─── Data

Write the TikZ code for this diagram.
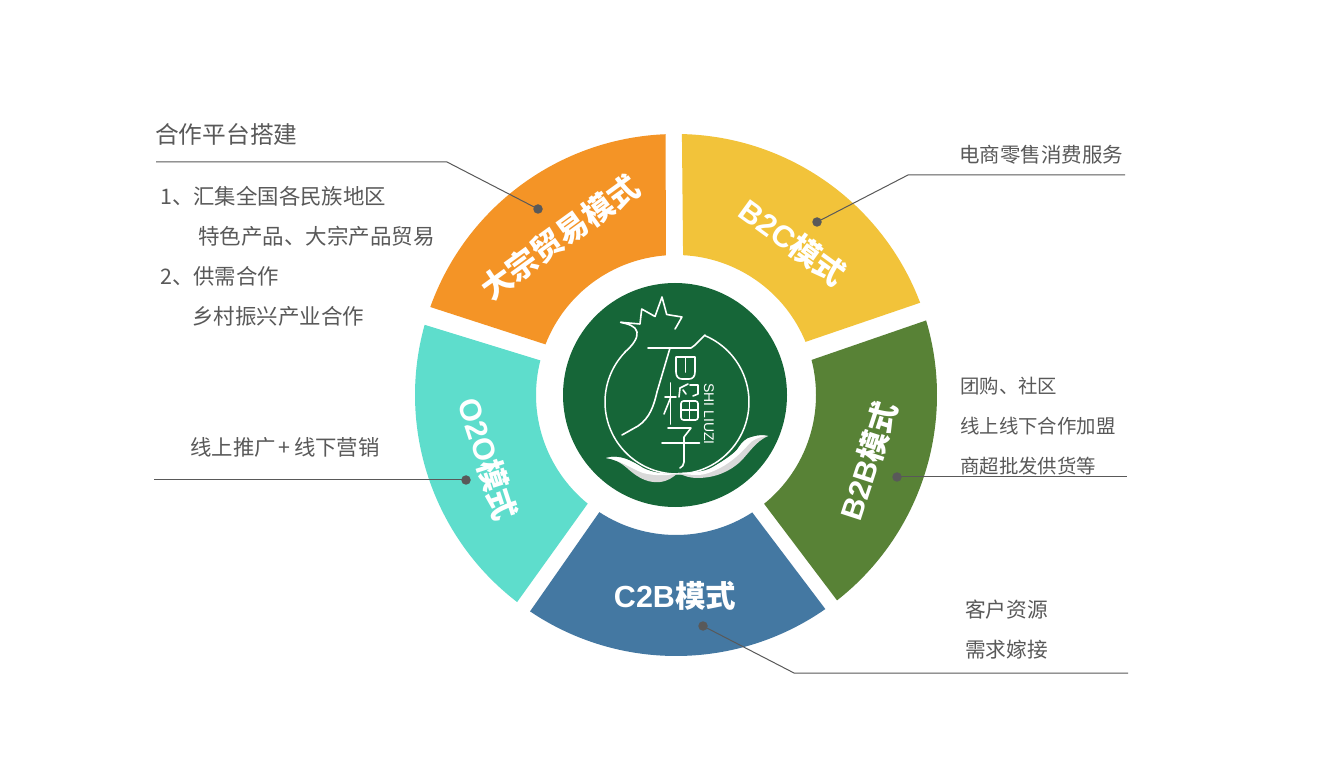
\documentclass[tikz,border=0pt]{standalone}
\usepackage{fontspec}
\setmainfont{Noto Sans CJK SC}
\newfontfamily\latinsans{Liberation Sans}
\newcommand{\szfont}[1]{\fontsize{#1}{#1}\selectfont}
\definecolor{txtgray}{HTML}{595959}
\definecolor{cOrange}{HTML}{F49426}
\definecolor{cYellow}{HTML}{F2C33A}
\definecolor{cGreen}{HTML}{588236}
\definecolor{cBlue}{HTML}{4478A2}
\definecolor{cTeal}{HTML}{5EDDCC}
\definecolor{cCore}{HTML}{166638}
\definecolor{leafgray}{HTML}{D9D9D9}
% outer start, outer end, inner end, inner start, colour
\newcommand{\sector}[5]{%
  \fill[#5] (#1:261pt) arc[start angle=#1,end angle=#2,radius=261pt]
    -- (#3:140pt) arc[start angle=#3,end angle=#4,radius=140pt] -- cycle;}
\tikzset{
  lead/.style={draw=txtgray,line width=1pt},
  dotn/.style={circle,fill=txtgray,inner sep=0pt,minimum size=9.5pt},
  lbl/.style={anchor=west,inner sep=0pt,text=txtgray},
  seg/.style={inner sep=0pt,text=white,font=\bfseries\szfont{30.5}},
  logo/.style={draw=white,line width=1.6pt,line cap=round,line join=round},
}
\begin{document}
\begin{tikzpicture}[x=1pt,y=-1pt]
\useasboundingbox (0,0) rectangle (1326,783);
\fill[white] (0,0) rectangle (1326,783);
\begin{scope}[shift={(676,395)},y=1pt]
  \sector{160.3}{92.3}{94.1}{158.8}{cOrange}
  \sector{88.7}{20.7}{22.3}{87.1}{cYellow}
  \sector{16.6}{-51.9}{-51}{14.5}{cGreen}
  \sector{-55.1}{-124}{-123.2}{-57}{cBlue}
  \sector{-127.5}{-195.6}{-194.3}{-129.1}{cTeal}
\end{scope}
\node[circle,fill=cCore,inner sep=0pt,minimum size=224pt] (core) at (675,395) {};
% logo
\begin{scope}[shift={(677,402)},y=1pt]
  \draw[logo,line width=1.5pt] (136:72pt) arc[start angle=136,end angle=427,radius=72pt];
\end{scope}
\draw[logo] (620.7,322.3) .. controls (628,324) and (636,326) .. (637,332) .. controls (638,338) and (633,345) .. (625,352);
\draw[logo] (620.7,322.3) -- (640,324) -- (641.7,309) -- (655,316.5) -- (662,297) -- (666.7,314.5) -- (682,317) .. controls (679,322) and (677,326) .. (675,329);
\draw[logo] (705,335) -- (695,345) -- (691,348) -- (648,348);
\draw[logo] (670,348) -- (657,392) .. controls (654,405) and (650,418) .. (638,426) -- (622,435);
% shi mouth
\draw[logo] (676,357) -- (676,372) .. controls (676,376) and (678,379) .. (682,379) -- (689,379) .. controls (693,379) and (695,376) .. (695,372) -- (695,357) -- cycle;
\draw[logo] (685.5,357) -- (685.5,372);
% liu
\draw[logo] (665,397) -- (676,397);
\draw[logo] (670.5,383) -- (670.5,424);
\draw[logo] (670.5,398) -- (664,414);
\draw[logo] (680,388) -- (688,384);
\draw[logo] (680,388) -- (679,397);
\draw[logo] (683,390) -- (686,394);
\draw[logo] (690,385) -- (698,385) -- (698,394) -- (693,396);
\draw[logo,rounded corners=2.5pt] (681,401) rectangle (698,420);
\draw[logo] (689.5,401) -- (689.5,420);
\draw[logo] (681,410) -- (698,410);
% zi
\draw[logo] (668,428) -- (691,428) -- (684,437) -- (684,462) .. controls (684,465) and (682,467) .. (680,468);
\draw[logo] (662,443) -- (699.5,443);
\node[rotate=-90,inner sep=0pt,text=white,font=\latinsans\szfont{14}] (brand) at (709,414) {SHI LIUZI};
% leaves
\fill[leafgray] (606,458) .. controls (620,454) and (632,461) .. (643,468) .. controls (655,474) and (668,474) .. (678,473) .. controls (672,478) and (668,481) .. (660,482) .. controls (650,483) and (640,480) .. (627,468) .. controls (620,462) and (614,459) .. (606,458) -- cycle;
\fill[white] (606,458) .. controls (620,454) and (632,461) .. (643,468) .. controls (655,474) and (668,474) .. (678,473) .. controls (668,476) and (655,476) .. (643,473) .. controls (632,469) and (620,460) .. (606,458) -- cycle;
\fill[leafgray] (678,473) .. controls (692,472) and (703,473) .. (713,467) .. controls (725,460) and (732,455) .. (737,450) .. controls (742,442) and (746,438) .. (752,437) .. controls (758,435) and (763,435) .. (768,436) .. controls (755,442) and (750,452) .. (740,462) .. controls (730,471) and (716,478) .. (697,478) .. controls (690,478) and (684,476) .. (678,473) -- cycle;
\fill[white] (678,473) .. controls (692,472) and (703,473) .. (713,467) .. controls (725,460) and (732,455) .. (737,450) .. controls (742,442) and (746,438) .. (752,437) .. controls (758,435) and (763,435) .. (768,436) .. controls (758,437) and (752,440) .. (748,445) .. controls (744,450) and (732,462) .. (720,468) .. controls (712,472) and (705,475) .. (697,475) .. controls (690,475) and (684,474) .. (678,473) -- cycle;
% segment labels
\node[seg,rotate=36,font=\bfseries\szfont{31}] (sOrange) at (560,237) {大宗贸易模式};
\node[seg,rotate=-36] (sYellow) at (793,242) {{\latinsans B2C}模式};
\node[seg,rotate=72] (sGreen) at (868,461) {{\latinsans B2B}模式};
\node[seg] (sBlue) at (675,596) {{\latinsans C2B}模式};
\node[seg,rotate=-72] (sTeal) at (488,459) {{\latinsans O2O}模式};
% leaders
\node[dotn] (dOrange) at (538,209) {};
\node[dotn] (dYellow) at (817,222) {};
\node[dotn] (dGreen) at (897,477) {};
\node[dotn] (dBlue) at (703,626) {};
\node[dotn] (dTeal) at (466,480) {};
\coordinate (kOrange) at (447,162); \coordinate (eOrange) at (156,162);
\coordinate (kYellow) at (908,175); \coordinate (eYellow) at (1125,175);
\coordinate (eGreen) at (1127,477);
\coordinate (kBlue) at (794,673); \coordinate (eBlue) at (1128,673);
\coordinate (eTeal) at (154,480);
\draw[lead] (dOrange.center) -- (kOrange) -- (eOrange);
\draw[lead] (dYellow.center) -- (kYellow) -- (eYellow);
\draw[lead] (dGreen.center) -- (eGreen);
\draw[lead] (dBlue.center) -- (kBlue) -- (eBlue);
\draw[lead] (dTeal.center) -- (eTeal);
% text
\node[lbl,font=\szfont{23.7}] (t1) at (155,134) {合作平台搭建};
\node[lbl,font=\szfont{21.4}] (t2) at (160,196) {1、汇集全国各民族地区};
\node[lbl,font=\szfont{21.5}] (t3) at (198,236) {特色产品、大宗产品贸易};
\node[lbl,font=\szfont{21.4}] (t4) at (160,276) {2、供需合作};
\node[lbl,font=\szfont{21.5}] (t5) at (192,316) {乡村振兴产业合作};
\node[lbl,font=\szfont{21.4}] (t6) at (190,447) {线上推广\hspace{3pt}+\hspace{3.5pt}线下营销};
\node[lbl,font=\szfont{20.5}] (t7) at (959,154.5) {电商零售消费服务};
\node[lbl,font=\szfont{19.4}] (t8) at (960,386) {团购、社区};
\node[lbl,font=\szfont{19.4}] (t9) at (960,426) {线上线下合作加盟};
\node[lbl,font=\szfont{19.4}] (t10) at (960,466) {商超批发供货等};
\node[lbl,font=\szfont{20.7}] (t11) at (965,610) {客户资源};
\node[lbl,font=\szfont{20.7}] (t12) at (965,650) {需求嫁接};
\end{tikzpicture}
\end{document}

──────

Without the pictures, write out all of the material exactly.

Write the TikZ code for this diagram.
\documentclass[tikz,border=0pt]{standalone}
\usepackage{fontspec}
\setmainfont{Noto Sans CJK SC}
\newfontfamily\latinsans{Liberation Sans}
\newcommand{\szfont}[1]{\fontsize{#1}{#1}\selectfont}
\definecolor{txtgray}{HTML}{595959}
\definecolor{cOrange}{HTML}{F49426}
\definecolor{cYellow}{HTML}{F2C33A}
\definecolor{cGreen}{HTML}{588236}
\definecolor{cBlue}{HTML}{4478A2}
\definecolor{cTeal}{HTML}{5EDDCC}
\definecolor{cCore}{HTML}{166638}
\definecolor{leafgray}{HTML}{D9D9D9}
% outer start, outer end, inner end, inner start, colour
\newcommand{\sector}[5]{%
  \fill[#5] (#1:261pt) arc[start angle=#1,end angle=#2,radius=261pt]
    -- (#3:140pt) arc[start angle=#3,end angle=#4,radius=140pt] -- cycle;}
\tikzset{
  lead/.style={draw=txtgray,line width=1pt},
  dotn/.style={circle,fill=txtgray,inner sep=0pt,minimum size=9.5pt},
  lbl/.style={anchor=west,inner sep=0pt,text=txtgray},
  seg/.style={inner sep=0pt,text=white,font=\bfseries\szfont{30.5}},
  logo/.style={draw=white,line width=1.6pt,line cap=round,line join=round},
}
\begin{document}
\begin{tikzpicture}[x=1pt,y=-1pt]
\useasboundingbox (0,0) rectangle (1326,783);
\fill[white] (0,0) rectangle (1326,783);
\begin{scope}[shift={(676,395)},y=1pt]
  \sector{160.3}{92.3}{94.1}{158.8}{cOrange}
  \sector{88.7}{20.7}{22.3}{87.1}{cYellow}
  \sector{16.6}{-51.9}{-51}{14.5}{cGreen}
  \sector{-55.1}{-124}{-123.2}{-57}{cBlue}
  \sector{-127.5}{-195.6}{-194.3}{-129.1}{cTeal}
\end{scope}
\node[circle,fill=cCore,inner sep=0pt,minimum size=224pt] (core) at (675,395) {};
% logo
\begin{scope}[shift={(677,402)},y=1pt]
  \draw[logo,line width=1.5pt] (136:72pt) arc[start angle=136,end angle=427,radius=72pt];
\end{scope}
\draw[logo] (620.7,322.3) .. controls (628,324) and (636,326) .. (637,332) .. controls (638,338) and (633,345) .. (625,352);
\draw[logo] (620.7,322.3) -- (640,324) -- (641.7,309) -- (655,316.5) -- (662,297) -- (666.7,314.5) -- (682,317) .. controls (679,322) and (677,326) .. (675,329);
\draw[logo] (705,335) -- (695,345) -- (691,348) -- (648,348);
\draw[logo] (670,348) -- (657,392) .. controls (654,405) and (650,418) .. (638,426) -- (622,435);
% shi mouth
\draw[logo] (676,357) -- (676,372) .. controls (676,376) and (678,379) .. (682,379) -- (689,379) .. controls (693,379) and (695,376) .. (695,372) -- (695,357) -- cycle;
\draw[logo] (685.5,357) -- (685.5,372);
% liu
\draw[logo] (665,397) -- (676,397);
\draw[logo] (670.5,383) -- (670.5,424);
\draw[logo] (670.5,398) -- (664,414);
\draw[logo] (680,388) -- (688,384);
\draw[logo] (680,388) -- (679,397);
\draw[logo] (683,390) -- (686,394);
\draw[logo] (690,385) -- (698,385) -- (698,394) -- (693,396);
\draw[logo,rounded corners=2.5pt] (681,401) rectangle (698,420);
\draw[logo] (689.5,401) -- (689.5,420);
\draw[logo] (681,410) -- (698,410);
% zi
\draw[logo] (668,428) -- (691,428) -- (684,437) -- (684,462) .. controls (684,465) and (682,467) .. (680,468);
\draw[logo] (662,443) -- (699.5,443);
\node[rotate=-90,inner sep=0pt,text=white,font=\latinsans\szfont{14}] (brand) at (709,414) {SHI LIUZI};
% leaves
\fill[leafgray] (606,458) .. controls (620,454) and (632,461) .. (643,468) .. controls (655,474) and (668,474) .. (678,473) .. controls (672,478) and (668,481) .. (660,482) .. controls (650,483) and (640,480) .. (627,468) .. controls (620,462) and (614,459) .. (606,458) -- cycle;
\fill[white] (606,458) .. controls (620,454) and (632,461) .. (643,468) .. controls (655,474) and (668,474) .. (678,473) .. controls (668,476) and (655,476) .. (643,473) .. controls (632,469) and (620,460) .. (606,458) -- cycle;
\fill[leafgray] (678,473) .. controls (692,472) and (703,473) .. (713,467) .. controls (725,460) and (732,455) .. (737,450) .. controls (742,442) and (746,438) .. (752,437) .. controls (758,435) and (763,435) .. (768,436) .. controls (755,442) and (750,452) .. (740,462) .. controls (730,471) and (716,478) .. (697,478) .. controls (690,478) and (684,476) .. (678,473) -- cycle;
\fill[white] (678,473) .. controls (692,472) and (703,473) .. (713,467) .. controls (725,460) and (732,455) .. (737,450) .. controls (742,442) and (746,438) .. (752,437) .. controls (758,435) and (763,435) .. (768,436) .. controls (758,437) and (752,440) .. (748,445) .. controls (744,450) and (732,462) .. (720,468) .. controls (712,472) and (705,475) .. (697,475) .. controls (690,475) and (684,474) .. (678,473) -- cycle;
% segment labels
\node[seg,rotate=36,font=\bfseries\szfont{31}] (sOrange) at (560,237) {大宗贸易模式};
\node[seg,rotate=-36] (sYellow) at (793,242) {{\latinsans B2C}模式};
\node[seg,rotate=72] (sGreen) at (868,461) {{\latinsans B2B}模式};
\node[seg] (sBlue) at (675,596) {{\latinsans C2B}模式};
\node[seg,rotate=-72] (sTeal) at (488,459) {{\latinsans O2O}模式};
% leaders
\node[dotn] (dOrange) at (538,209) {};
\node[dotn] (dYellow) at (817,222) {};
\node[dotn] (dGreen) at (897,477) {};
\node[dotn] (dBlue) at (703,626) {};
\node[dotn] (dTeal) at (466,480) {};
\coordinate (kOrange) at (447,162); \coordinate (eOrange) at (156,162);
\coordinate (kYellow) at (908,175); \coordinate (eYellow) at (1125,175);
\coordinate (eGreen) at (1127,477);
\coordinate (kBlue) at (794,673); \coordinate (eBlue) at (1128,673);
\coordinate (eTeal) at (154,480);
\draw[lead] (dOrange.center) -- (kOrange) -- (eOrange);
\draw[lead] (dYellow.center) -- (kYellow) -- (eYellow);
\draw[lead] (dGreen.center) -- (eGreen);
\draw[lead] (dBlue.center) -- (kBlue) -- (eBlue);
\draw[lead] (dTeal.center) -- (eTeal);
% text
\node[lbl,font=\szfont{23.7}] (t1) at (155,134) {合作平台搭建};
\node[lbl,font=\szfont{21.4}] (t2) at (160,196) {1、汇集全国各民族地区};
\node[lbl,font=\szfont{21.5}] (t3) at (198,236) {特色产品、大宗产品贸易};
\node[lbl,font=\szfont{21.4}] (t4) at (160,276) {2、供需合作};
\node[lbl,font=\szfont{21.5}] (t5) at (192,316) {乡村振兴产业合作};
\node[lbl,font=\szfont{21.4}] (t6) at (190,447) {线上推广\hspace{3pt}+\hspace{3.5pt}线下营销};
\node[lbl,font=\szfont{20.5}] (t7) at (959,154.5) {电商零售消费服务};
\node[lbl,font=\szfont{19.4}] (t8) at (960,386) {团购、社区};
\node[lbl,font=\szfont{19.4}] (t9) at (960,426) {线上线下合作加盟};
\node[lbl,font=\szfont{19.4}] (t10) at (960,466) {商超批发供货等};
\node[lbl,font=\szfont{20.7}] (t11) at (965,610) {客户资源};
\node[lbl,font=\szfont{20.7}] (t12) at (965,650) {需求嫁接};
\end{tikzpicture}
\end{document}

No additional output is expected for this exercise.